Tengo dos cartas sobre la mesa, escritas por suicidas. Un hombre muerto y una mujer viva. Del primer caso sólo dispongo de detalles periféricos. Hace tres años el hombre entró en la sala de reuniones de su empresa, colgó un folio en la puerta diciendo no abrir sin llamar antes al 112 y se pegó un tiro en la cabeza. En el segundo cajón de su despacho, dejó un sobre. Alguna vez había informado a sus allegados de que si algún día ocurría algo, miraran allí: «Ante la autoridad que pueda corresponder […], en pleno uso de mis facultades mentales, declaro que soy el único y total responsable de mi muerte [y] de cualquier irregularidad que pueda existir en las empresas […], quedando por tanto exoneradas las demás personas. Firmo el presente libre y espontáneamente». A pesar de que no dispongo de ningún dato de tipo médico, estoy en condiciones de afirmar que el hombre miente. Sé, con el doctor Jonathan Cavanagh, que los suicidas están muy lejos de poseer plenas facultades en el momento de su muerte. Alguien podrá objetar, ciertamente, que el trastorno mental sólo se observa en el 95 por ciento de los casos. Pero estoy convencido de que es cuestión de tiempo que la suicidología desentrañe modalidades subclínicas, léase depresiones, con las que el cinco por ciento restante doblegue el instinto de supervivencia. De ahí que no crea en la libertad de los suicidas. Ni en su libertad, ni en su espontaneidad.
La segunda me afecta más personalmente. Conozco a la mujer y su historial médico. Hace un año, desde su habitación, llamó por teléfono a un familiar para despedirse e ingirió una indeterminada cantidad de pastillas. En algún momento dejó escrita esta carta en la cubierta de una libreta con recetas de cocina: «Para […], mi hija. Te quiero. Cuida mucho a mi nietecito. Un beso para los dos. Y un fuerte abrazo de tu madre. Siempre he querido lo mejor para ti y tus hermanitos. Pero no escucharon». El lavado de estómago que le practicaron en la ambulancia de camino a un hospital le salvó la vida. Lo último que recuerda haberles dicho a los camilleros es que la dejaran morir, y a su pareja, que por favor la incinerara. Estuve en su habitación vacía horas después del suceso. Y al día siguiente acudí al departamento psiquiátrico donde la habían derivado y donde esperé en el pasillo mirando mucho los azulejos. Estos son los antecedentes que rezan en su informe clínico: amigdalectomía, apendicectomía, colecistectomía, ooforectoctomía, diagnosticada de colon irritable, hipotiroidismo, síndrome depresivo, poliartrosis con lumbalgias frecuentes, pendiente operación de rodilla. La mujer llevaba dos años con muletas, pasaba gran parte del día tumbada en la cama y no se hablaba con ninguno de sus tres hijos. Es decir, aislamiento, dolor físico, dependencia, depresión, todos ellos factores de riesgo, warnings. Pero no quería ir por ahí ahora.

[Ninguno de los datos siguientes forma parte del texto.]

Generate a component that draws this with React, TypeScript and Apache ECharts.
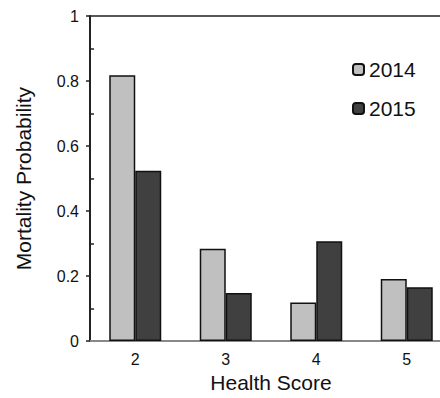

Sobre las notas de suicidio se ha desplegado una notable cantidad de mitos. ¡Cómo sobre el suicidio! El primero afecta a su frecuencia: sólo una cuarta parte de los suicidas escribe antes. Es un dato importante, dado que se sabe de algún investigador enredado con la lista de la compra del difunto y dilucidando entre suicidio/homicidio. Pero sobre todo, para suavizar la angustia e incertidumbre en los familiares. Un segundo alude al contenido. El porqué de un suicidio no se halla ni en las cartas, centradas en gran medida en asuntos cotidianos tipo las llaves del coche están sobre la mesa y acuérdate de pagar la factura de la luz. Y otro mito, derivado, se cierne sobre la sintaxis. El lector se habrá percatado de que existe una clara diferencia entre las dos notas: en la de la mujer hay despedida, cierto vuelo emocional. Es extraño, porque los suicidas no suelen decir adiós, tal es su desconexión con el mundo. Su discurso suele ser desafinado pero impasible. De ahí que sólo cuando se despiden, podamos devolverlos a la vida.